## BEGIN SOURCE MATERIAL

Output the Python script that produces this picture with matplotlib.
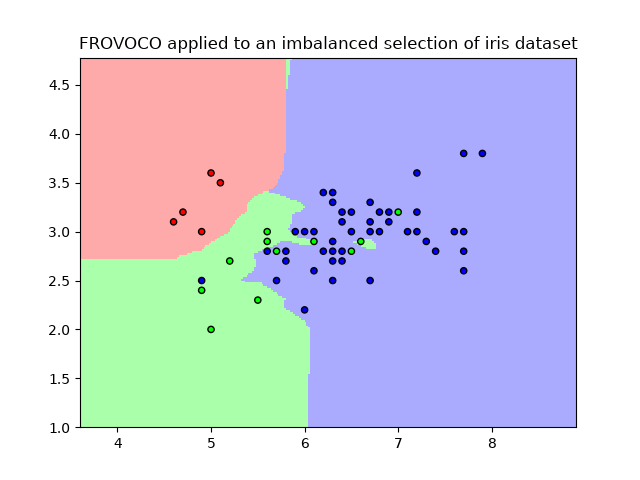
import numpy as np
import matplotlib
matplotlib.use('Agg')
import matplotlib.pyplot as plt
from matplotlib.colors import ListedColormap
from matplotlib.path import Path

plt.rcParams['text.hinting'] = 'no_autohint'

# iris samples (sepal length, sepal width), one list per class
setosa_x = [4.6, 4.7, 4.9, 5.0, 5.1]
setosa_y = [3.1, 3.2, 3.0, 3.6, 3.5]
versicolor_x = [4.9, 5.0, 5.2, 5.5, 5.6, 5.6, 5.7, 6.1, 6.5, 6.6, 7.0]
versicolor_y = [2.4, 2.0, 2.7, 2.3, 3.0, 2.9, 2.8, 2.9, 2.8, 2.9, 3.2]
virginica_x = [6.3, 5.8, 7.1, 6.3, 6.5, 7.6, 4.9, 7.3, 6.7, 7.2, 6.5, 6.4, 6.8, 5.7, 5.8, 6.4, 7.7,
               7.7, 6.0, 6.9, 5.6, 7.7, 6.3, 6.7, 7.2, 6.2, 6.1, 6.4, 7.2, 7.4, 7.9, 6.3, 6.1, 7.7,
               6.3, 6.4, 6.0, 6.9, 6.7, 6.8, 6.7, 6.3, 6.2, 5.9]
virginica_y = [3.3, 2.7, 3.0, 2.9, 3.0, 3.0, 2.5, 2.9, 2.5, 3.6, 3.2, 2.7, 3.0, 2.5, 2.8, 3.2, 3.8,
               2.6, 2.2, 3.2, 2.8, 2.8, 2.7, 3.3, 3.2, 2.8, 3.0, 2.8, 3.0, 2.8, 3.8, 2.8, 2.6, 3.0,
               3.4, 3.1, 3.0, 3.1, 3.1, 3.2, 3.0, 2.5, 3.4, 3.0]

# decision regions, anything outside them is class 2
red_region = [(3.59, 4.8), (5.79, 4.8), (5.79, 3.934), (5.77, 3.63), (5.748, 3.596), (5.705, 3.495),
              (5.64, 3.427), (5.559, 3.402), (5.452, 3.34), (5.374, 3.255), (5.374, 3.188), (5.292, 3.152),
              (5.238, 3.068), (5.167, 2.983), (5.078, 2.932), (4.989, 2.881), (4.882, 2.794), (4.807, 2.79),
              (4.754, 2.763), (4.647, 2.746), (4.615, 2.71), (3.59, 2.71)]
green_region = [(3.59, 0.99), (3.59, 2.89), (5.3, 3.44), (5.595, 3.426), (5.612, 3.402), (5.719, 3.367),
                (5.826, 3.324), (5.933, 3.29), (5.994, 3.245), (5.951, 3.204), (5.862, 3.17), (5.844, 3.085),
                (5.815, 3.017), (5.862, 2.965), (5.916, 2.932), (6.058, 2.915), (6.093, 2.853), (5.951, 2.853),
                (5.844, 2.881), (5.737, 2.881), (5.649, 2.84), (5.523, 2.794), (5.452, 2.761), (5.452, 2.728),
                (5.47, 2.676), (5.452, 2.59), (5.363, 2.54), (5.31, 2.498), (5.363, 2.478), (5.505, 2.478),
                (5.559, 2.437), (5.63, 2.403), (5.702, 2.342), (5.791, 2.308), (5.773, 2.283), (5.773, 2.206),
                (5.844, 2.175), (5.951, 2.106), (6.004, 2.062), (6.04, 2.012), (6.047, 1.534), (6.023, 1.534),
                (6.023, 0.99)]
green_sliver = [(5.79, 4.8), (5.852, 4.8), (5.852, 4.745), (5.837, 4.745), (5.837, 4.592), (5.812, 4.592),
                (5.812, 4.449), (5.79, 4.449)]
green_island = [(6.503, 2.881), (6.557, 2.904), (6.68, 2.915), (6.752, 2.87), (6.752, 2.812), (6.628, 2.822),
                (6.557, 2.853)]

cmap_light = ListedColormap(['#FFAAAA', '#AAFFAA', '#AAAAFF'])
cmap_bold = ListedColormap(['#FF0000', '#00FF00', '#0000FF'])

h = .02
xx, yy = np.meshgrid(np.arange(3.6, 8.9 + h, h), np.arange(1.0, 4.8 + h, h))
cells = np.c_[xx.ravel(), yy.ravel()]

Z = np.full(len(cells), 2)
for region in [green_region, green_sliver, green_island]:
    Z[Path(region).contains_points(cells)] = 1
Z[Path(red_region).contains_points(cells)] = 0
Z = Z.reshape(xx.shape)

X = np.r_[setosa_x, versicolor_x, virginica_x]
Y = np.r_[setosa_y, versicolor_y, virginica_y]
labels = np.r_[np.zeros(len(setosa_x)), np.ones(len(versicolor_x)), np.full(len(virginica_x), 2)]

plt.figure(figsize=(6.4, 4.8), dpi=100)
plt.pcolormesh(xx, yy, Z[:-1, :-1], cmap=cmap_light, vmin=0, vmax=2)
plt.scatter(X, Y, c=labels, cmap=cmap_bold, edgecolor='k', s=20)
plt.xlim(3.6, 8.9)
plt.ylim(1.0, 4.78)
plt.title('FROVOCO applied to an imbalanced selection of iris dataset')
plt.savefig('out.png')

## END SOURCE MATERIAL

## [DO THIS]
Exactly restate the lines from the beginning of the data through the line with "from matplotlib.path import Path", and no others, keeping pictures out.

## [RESULT FOR THIS EXERCISE]
Output the Python script that produces this picture with matplotlib.
import numpy as np
import matplotlib
matplotlib.use('Agg')
import matplotlib.pyplot as plt
from matplotlib.colors import ListedColormap
from matplotlib.path import Path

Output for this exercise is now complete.